=== Supplied data ===

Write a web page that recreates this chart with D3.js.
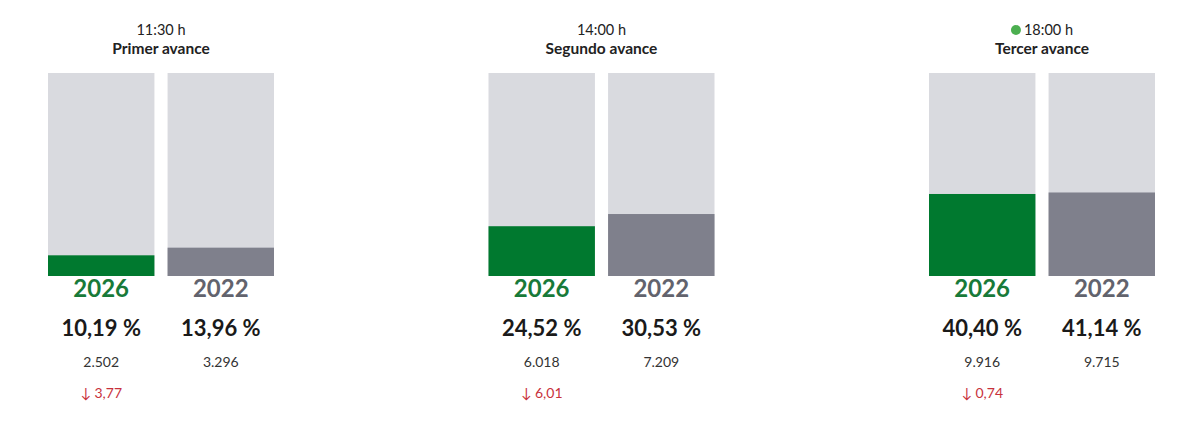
<!DOCTYPE html>
<html><head><meta charset="utf-8">
<script src="https://cdn.jsdelivr.net/npm/d3@7"></script>
<style>
html,body{margin:0;padding:0;background:#fff;}
svg{display:block;font-family:Lato, "Noto Sans", sans-serif;}
</style></head>
<body>
<svg id="chart" width="1197" height="427"></svg>
<script>
const groups = ["Primer avance", "Segundo avance", "Tercer avance"];
const times = ["11:30 h", "14:00 h", "18:00 h"];
const live = [false, false, true];
const years = ["2026", "2022"];
const pct2026 = [10.19, 24.52, 40.40];
const pct2022 = [13.96, 30.53, 41.14];
const votes2026 = [2502, 6018, 9916];
const votes2022 = [3296, 7209, 9715];
const diffs = [3.77, 6.01, 0.74];

const svg = d3.select("#chart");
const x0 = d3.scaleBand().domain(groups).range([48, 48 + 3 * 440.5]);
const x1 = d3.scaleBand().domain(years).range([0, 226]).paddingInner(0.11);
const y = d3.scaleLinear().domain([0, 100]).range([276, 73]);
const colors = {"2026": "#00792f", "2022": "#7f808c"};
const labelColors = {"2026": "#187a39", "2022": "#62636d"};
const fmtPct = v => d3.format(".2f")(v).replace(".", ",") + " %";
const fmtInt = v => d3.format(",")(v).replace(/,/g, ".");

groups.forEach((g, i) => {
  const gx = x0(g);
  const gEl = svg.append("g").attr("transform", `translate(${gx},0)`);
  const cx = 113;
  const t = gEl.append("text").attr("x", cx).attr("y", 35).attr("text-anchor", "middle")
    .attr("font-size", 14.5).attr("fill", "#222").text(times[i]);
  if (live[i]) {
    const w = t.node().getComputedTextLength();
    const dotR = 5, gap = 3;
    const total = w + dotR * 2 + gap;
    const start = cx - total / 2;
    t.attr("text-anchor", "start").attr("x", start + dotR * 2 + gap);
    gEl.append("circle").attr("cx", start + dotR).attr("cy", 30).attr("r", dotR).attr("fill", "#4caf50");
  }
  gEl.append("text").attr("x", cx).attr("y", 54).attr("text-anchor", "middle")
    .attr("font-size", 15.5).attr("font-weight", "bold").attr("fill", "#222").text(g);

  const vals = {"2026": pct2026[i], "2022": pct2022[i]};
  const votes = {"2026": votes2026[i], "2022": votes2022[i]};
  years.forEach(yr => {
    const bx = x1(yr), bw = x1.bandwidth();
    gEl.append("rect").attr("x", bx).attr("y", y(100)).attr("width", bw).attr("height", y(0) - y(100)).attr("fill", "#d9dadf");
    gEl.append("rect").attr("x", bx).attr("y", y(vals[yr])).attr("width", bw).attr("height", y(0) - y(vals[yr])).attr("fill", colors[yr]);
    const mx = bx + bw / 2;
    gEl.append("text").attr("x", mx).attr("y", 297).attr("text-anchor", "middle")
      .attr("font-size", 24).attr("font-weight", "bold").attr("fill", labelColors[yr]).text(yr);
    gEl.append("text").attr("x", mx).attr("y", 336).attr("text-anchor", "middle")
      .attr("font-size", 22).attr("font-weight", "bold").attr("fill", "#1a1a1a").text(fmtPct(vals[yr]));
    gEl.append("text").attr("x", mx).attr("y", 367).attr("text-anchor", "middle")
      .attr("font-size", 14).attr("fill", "#333").text(fmtInt(votes[yr]));
    if (yr === "2026") {
      gEl.append("text").attr("x", mx).attr("y", 398).attr("text-anchor", "middle")
        .attr("font-size", 14).attr("fill", "#c8313c").text("↓ " + d3.format(".2f")(diffs[i]).replace(".", ","));
    }
  });
});
</script>
</body></html>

===

• [Problem statement]
Omit the pictures, then output the rest of the listing exactly.

• [Exercise output]
Write a web page that recreates this chart with D3.js.
<!DOCTYPE html>
<html><head><meta charset="utf-8">
<script src="https://cdn.jsdelivr.net/npm/d3@7"></script>
<style>
html,body{margin:0;padding:0;background:#fff;}
svg{display:block;font-family:Lato, "Noto Sans", sans-serif;}
</style></head>
<body>
<svg id="chart" width="1197" height="427"></svg>
<script>
const groups = ["Primer avance", "Segundo avance", "Tercer avance"];
const times = ["11:30 h", "14:00 h", "18:00 h"];
const live = [false, false, true];
const years = ["2026", "2022"];
const pct2026 = [10.19, 24.52, 40.40];
const pct2022 = [13.96, 30.53, 41.14];
const votes2026 = [2502, 6018, 9916];
const votes2022 = [3296, 7209, 9715];
const diffs = [3.77, 6.01, 0.74];

const svg = d3.select("#chart");
const x0 = d3.scaleBand().domain(groups).range([48, 48 + 3 * 440.5]);
const x1 = d3.scaleBand().domain(years).range([0, 226]).paddingInner(0.11);
const y = d3.scaleLinear().domain([0, 100]).range([276, 73]);
const colors = {"2026": "#00792f", "2022": "#7f808c"};
const labelColors = {"2026": "#187a39", "2022": "#62636d"};
const fmtPct = v => d3.format(".2f")(v).replace(".", ",") + " %";
const fmtInt = v => d3.format(",")(v).replace(/,/g, ".");

groups.forEach((g, i) => {
  const gx = x0(g);
  const gEl = svg.append("g").attr("transform", `translate(${gx},0)`);
  const cx = 113;
  const t = gEl.append("text").attr("x", cx).attr("y", 35).attr("text-anchor", "middle")
    .attr("font-size", 14.5).attr("fill", "#222").text(times[i]);
  if (live[i]) {
    const w = t.node().getComputedTextLength();
    const dotR = 5, gap = 3;
    const total = w + dotR * 2 + gap;
    const start = cx - total / 2;
    t.attr("text-anchor", "start").attr("x", start + dotR * 2 + gap);
    gEl.append("circle").attr("cx", start + dotR).attr("cy", 30).attr("r", dotR).attr("fill", "#4caf50");
  }
  gEl.append("text").attr("x", cx).attr("y", 54).attr("text-anchor", "middle")
    .attr("font-size", 15.5).attr("font-weight", "bold").attr("fill", "#222").text(g);

  const vals = {"2026": pct2026[i], "2022": pct2022[i]};
  const votes = {"2026": votes2026[i], "2022": votes2022[i]};
  years.forEach(yr => {
    const bx = x1(yr), bw = x1.bandwidth();
    gEl.append("rect").attr("x", bx).attr("y", y(100)).attr("width", bw).attr("height", y(0) - y(100)).attr("fill", "#d9dadf");
    gEl.append("rect").attr("x", bx).attr("y", y(vals[yr])).attr("width", bw).attr("height", y(0) - y(vals[yr])).attr("fill", colors[yr]);
    const mx = bx + bw / 2;
    gEl.append("text").attr("x", mx).attr("y", 297).attr("text-anchor", "middle")
      .attr("font-size", 24).attr("font-weight", "bold").attr("fill", labelColors[yr]).text(yr);
    gEl.append("text").attr("x", mx).attr("y", 336).attr("text-anchor", "middle")
      .attr("font-size", 22).attr("font-weight", "bold").attr("fill", "#1a1a1a").text(fmtPct(vals[yr]));
    gEl.append("text").attr("x", mx).attr("y", 367).attr("text-anchor", "middle")
      .attr("font-size", 14).attr("fill", "#333").text(fmtInt(votes[yr]));
    if (yr === "2026") {
      gEl.append("text").attr("x", mx).attr("y", 398).attr("text-anchor", "middle")
        .attr("font-size", 14).attr("fill", "#c8313c").text("↓ " + d3.format(".2f")(diffs[i]).replace(".", ","));
    }
  });
});
</script>
</body></html>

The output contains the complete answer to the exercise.